[Start INFORMATION SHOWN]
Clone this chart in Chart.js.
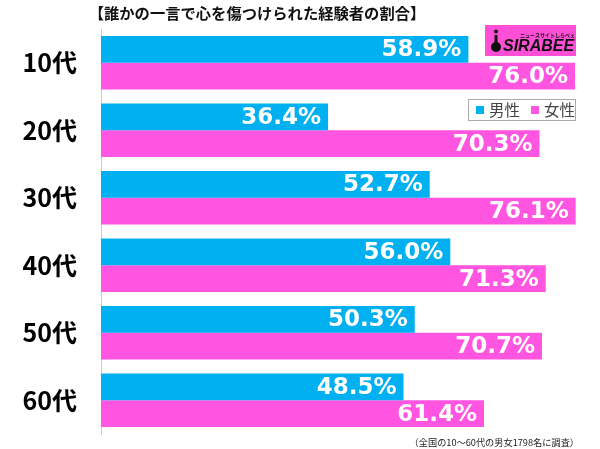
<!DOCTYPE html>
<html><head><meta charset="utf-8">
<script src="https://cdn.jsdelivr.net/npm/chart.js@4/dist/chart.umd.min.js"></script>
<style>html,body{margin:0;padding:0;background:#fff}canvas{display:block}</style>
</head><body>
<canvas id="c" width="600" height="449"></canvas>
<script>
const titleText = '【誰かの一言で心を傷つけられた経験者の割合】';
const footnote = '（全国の10～60代の男女1798名に調査）';
const categories = ['10代','20代','30代','40代','50代','60代'];
const seriesNames = ['男性','女性'];
const maleValues = [58.9, 36.4, 52.7, 56.0, 50.3, 48.5];
const femaleValues = [76.0, 70.3, 76.1, 71.3, 70.7, 61.4];
const colors = ['#00b0f0', '#ff55e1'];

const JP = '"Noto Sans CJK JP", "Noto Sans", sans-serif';

const decor = {
  id: 'decor',
  afterDatasetsDraw(chart) {
    const ctx = chart.ctx;
    ctx.save();
    ctx.font = 'bold 23px "DejaVu Sans", sans-serif';
    ctx.fillStyle = '#fff';
    ctx.textAlign = 'right';
    ctx.textBaseline = 'middle';
    chart.data.datasets.forEach((ds, di) => {
      chart.getDatasetMeta(di).data.forEach((bar, i) => {
        ctx.fillText(ds.data[i].toFixed(1) + '%', bar.x - 7, bar.y + 1);
      });
    });
    ctx.restore();
  },
  afterDraw(chart) {
    const ctx = chart.ctx;
    ctx.save();
    ctx.font = 'bold 15.3px ' + JP;
    ctx.fillStyle = '#111';
    ctx.textAlign = 'center';
    ctx.textBaseline = 'middle';
    ctx.fillText(titleText, 257, 13);
    ctx.font = '9.2px ' + JP;
    ctx.fillStyle = '#222';
    ctx.textAlign = 'right';
    ctx.fillText(footnote, 579, 443);
    // legend
    ctx.fillStyle = '#fff';
    ctx.fillRect(468, 99, 108, 22);
    ctx.strokeStyle = '#aaa';
    ctx.lineWidth = 1;
    ctx.strokeRect(468.5, 99.5, 107, 21);
    ctx.font = '15.5px ' + JP;
    ctx.textAlign = 'left';
    const lx = [476, 531];
    chart.data.datasets.forEach((ds, i) => {
      ctx.fillStyle = ds.backgroundColor;
      ctx.fillRect(lx[i], 106, 8, 8);
      ctx.fillStyle = '#444';
      ctx.fillText(ds.label, lx[i] + 13, 110.5);
    });
    // logo
    ctx.fillStyle = '#ff4fd6';
    ctx.fillRect(485, 25, 91, 31);
    ctx.fillStyle = '#111';
    ctx.font = 'italic bold 16px "Liberation Sans", Arial, sans-serif';
    ctx.textAlign = 'left';
    ctx.textBaseline = 'alphabetic';
    ctx.fillText('SIRABEE', 503, 51);
    ctx.font = 'bold 5px ' + JP;
    ctx.fillText('ニュースサイトしらべぇ', 520, 37);
    ctx.beginPath();
    ctx.arc(496, 31.5, 2, 0, Math.PI * 2);
    ctx.fill();
    ctx.fillRect(494.5, 35, 3, 8);
    ctx.beginPath();
    ctx.arc(496, 47, 5, 0, Math.PI * 2);
    ctx.fill();
    ctx.restore();
  }
};

new Chart(document.getElementById('c'), {
  type: 'bar',
  data: {
    labels: categories,
    datasets: [
      { label: seriesNames[0], data: maleValues, backgroundColor: colors[0] },
      { label: seriesNames[1], data: femaleValues, backgroundColor: colors[1] }
    ]
  },
  options: {
    indexAxis: 'y',
    responsive: false,
    animation: false,
    devicePixelRatio: 1,
    layout: { padding: { top: 29, bottom: 15, left: 0, right: 0 } },
    datasets: { bar: { categoryPercentage: 0.79, barPercentage: 1.0 } },
    plugins: { legend: { display: false }, title: { display: false }, tooltip: { enabled: false } },
    scales: {
      x: { display: false, min: 0, max: 80 },
      y: {
        afterFit(s) { s.width = 101; s.paddingTop = 0; s.paddingBottom = 0; },
        grid: { display: false },
        border: { display: true, color: '#cccccc', width: 1 },
        ticks: { padding: 16, color: '#000', font: { family: JP, size: 25, weight: 'bold' } }
      }
    }
  },
  plugins: [decor]
});
</script>
</body></html>
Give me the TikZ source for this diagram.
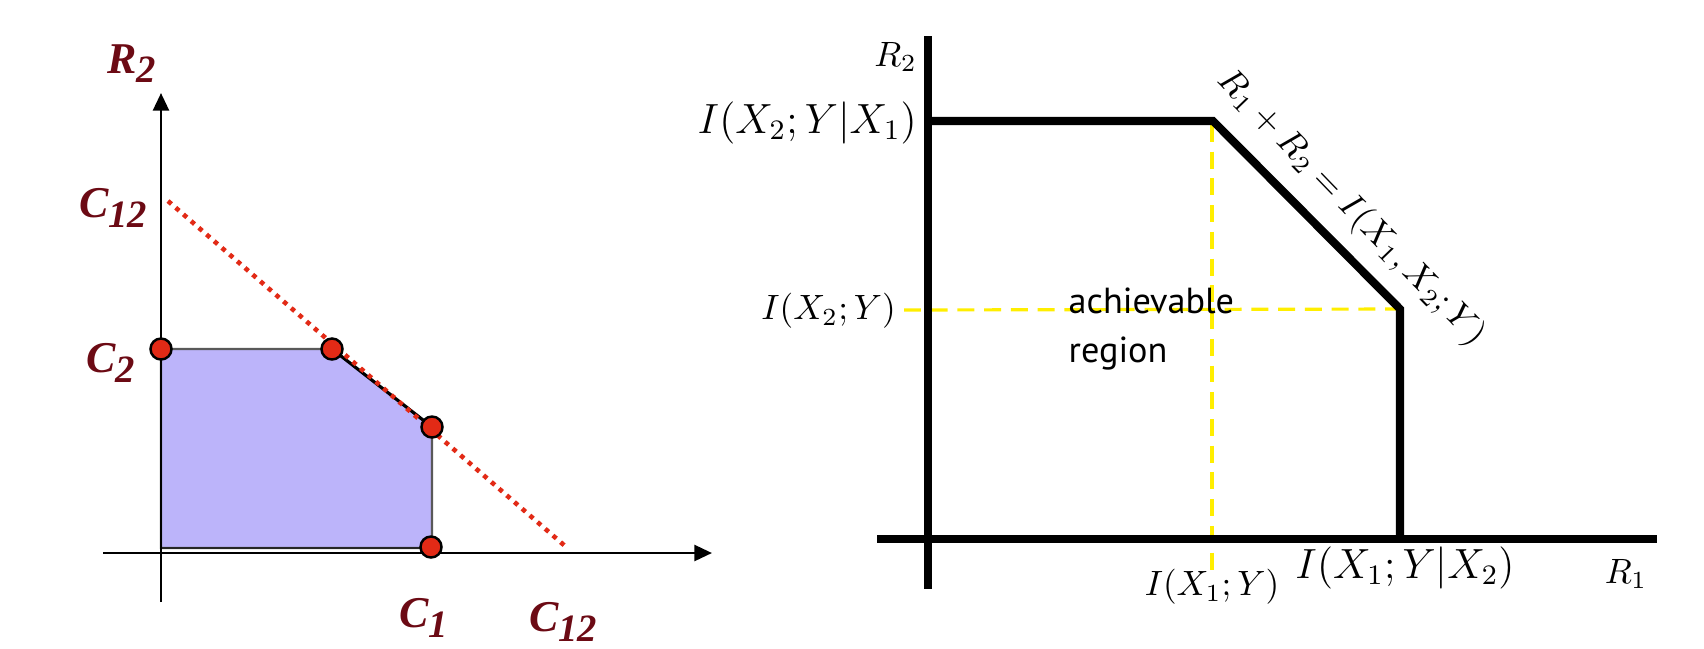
\documentclass[tikz,border=0pt]{standalone}
\usepackage{amsmath,amssymb}
\usepackage{fontspec}
\newfontfamily\capfont{Liberation Serif}
\newfontfamily\regfont{PT Sans}
\usetikzlibrary{arrows.meta,positioning,calc}
\definecolor{maroon}{RGB}{108,10,20}
\definecolor{lav}{RGB}{188,180,250}
\definecolor{dotred}{RGB}{226,42,22}
\definecolor{yellowln}{RGB}{255,238,0}
\newcommand{\clab}[2]{{\capfont\bfseries\itshape\fontsize{12.5pt}{12.5pt}\selectfont #1\raisebox{-2.6pt}{\fontsize{11pt}{11pt}\selectfont #2}}}

\begin{document}
\begin{tikzpicture}[x=0.01cm, y=-0.01cm,
    axarr/.style={-{Triangle[length=5pt,width=4.5pt]}, line width=0.8pt},
    regionfill/.style={fill=lav, draw=black!65, line width=0.6pt},
    reddots/.style={draw=dotred, line width=1.3pt, dash pattern=on 1.3pt off 1.6pt},
    dot/.style={circle, draw=black, line width=0.7pt, fill=dotred, minimum size=0.21cm, inner sep=0pt},
    clabel/.style={text=maroon, inner sep=0pt},
    thk/.style={line width=2.3pt},
    ydash/.style={draw=yellowln, line width=0.9pt, dash pattern=on 4.8pt off 2.8pt},
    mlab/.style={font=\fontsize{10pt}{12pt}\selectfont, inner sep=1pt},
    blab/.style={font=\fontsize{11.5pt}{13pt}\selectfont, inner sep=1pt}
]
\useasboundingbox (0,0) rectangle (1704,648);

\coordinate (p2) at (161,349);
\coordinate (pa) at (332,349);
\coordinate (pb) at (432,427);
\coordinate (p1) at (432,548);
\coordinate (p0) at (161,548);
\coordinate (ybot) at (161,602);
\coordinate (ytop) at (161,93);
\coordinate (xleft) at (103,553);
\coordinate (xright) at (712,553);
\coordinate (ls) at (168,201);
\coordinate (le) at (565,546);

\draw[regionfill] (p2) -- (pa) -- (pb) -- (p1) -- (p0) -- cycle;
\draw[line width=0.9pt] (pa) -- (pb);
\draw[line width=0.7pt, black!85] (p0) -- (p1);
\draw[axarr] (ybot) -- (ytop);
\draw[axarr] (xleft) -- (xright);
\draw[reddots] (ls) -- (le);
\node[dot] (d2) at (p2) {};
\node[dot] (da) at (pa) {};
\node[dot] (db) at (pb) {};
\node[dot] (d1) at (431,547) {};

\node[clabel] (r2l) at (132,64) {\clab{R}{2}};
\node[clabel] (c12a) at (113,208) {\clab{C}{12}};
\node[clabel] (c2l) at (111,363) {\clab{C}{2}};
\node[clabel] (c1l) at (424,618) {\clab{C}{1}};
\node[clabel] (c12b) at (563,622) {\clab{C}{12}};

\coordinate (q2) at (928,121);
\coordinate (qa) at (1213,121);
\coordinate (qb) at (1400,309);
\coordinate (q1) at (1400,539);
\coordinate (vtop) at (928,36);
\coordinate (vbot) at (928,589);
\coordinate (hleft) at (877,539);
\coordinate (hright) at (1657,539);

\draw[ydash] (1212,125) -- (1212,578);
\draw[ydash] (904,310) -- (qb);
\draw[thk] (vtop) -- (vbot);
\draw[thk] (hleft) -- (hright);
\draw[thk] (q2) -- (qa) -- (qb) -- (q1);

\node[mlab, anchor=east] (r2r) at (921,57) {$R_2$};
\node[blab, anchor=east] (i2c) at (921,123) {$I(X_2;Y|X_1)$};
\node[mlab, anchor=east] (i2) at (900,311) {$I(X_2;Y)$};
\node[mlab] (i1) at (1212,587) {$I(X_1;Y)$};
\node[blab] (i1c) at (1405,568) {$I(X_1;Y|X_2)$};
\node[mlab] (r1r) at (1626,574) {$R_1$};
\node[mlab, rotate=-46] (sum) at (1351,208) {$R_1+R_2=I(X_1,X_2;Y)$};
\node[anchor=west, align=left, inner sep=0pt, font=\regfont\fontsize{10.3pt}{14pt}\selectfont] (ach) at (1068,329) {achievable\\region};
\end{tikzpicture}
\end{document}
[End INFORMATION SHOWN]
In the listing, find every line containing the word "this" and list it.

**ANSWER TO THE PROBLEM:**
Clone this chart in Chart.js.
Give me the TikZ source for this diagram.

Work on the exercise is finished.